By the way, the regulations called “maximum overtime hours up to 960 hours” for truck freight transport will start from April next year. Before this law is revised, “administrative disposition” was enough against the violation. But penal regulations “imprisonment of up to 6 months or fines of up to 300,000 yen” will impose on business operators as a violation of the Labor Standards Law, where the competent authority is the Ministry of Health, Labor and Welfare, from April next year. And “a notice of revised improvement standard” will come into force from April next year, and a violation is subject to “administrative guidance” by Motor Truck Transportation Business Act, where the competent authority is the Ministry of Land, Infrastructure, Transport and Tourism.
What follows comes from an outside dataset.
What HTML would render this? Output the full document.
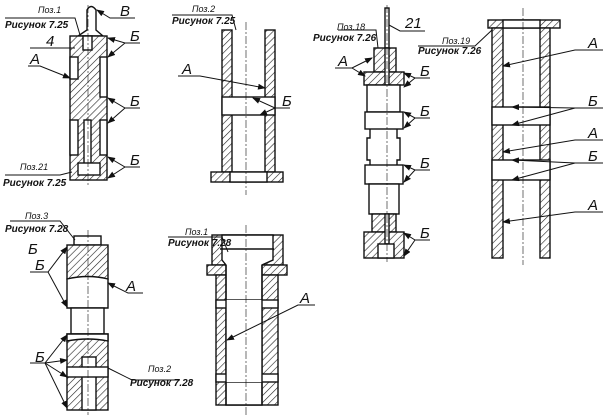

“The regulations of maximum overtime hours” are discussed from various viewpoints, but for the middle-aged and elderly over 40 years old considered to account for about 90 % of the total, their real intensions are that “reduced working hours are good, but if income decreases, it is troublesome”. If income decreases, it is considered that in order to protect their lives, some drivers will ①change jobs to a business company including black business operators where they can earn more wages ②head for side jobs including other industries ③change jobs to gig workers being not applicable to the Labor Standards Law.
In particular, there are concerns that the need to secure drivers by couriers and EC mail order retailers is strong, and then competition for talent will occur between general motor vehicles freight transport business operators and them.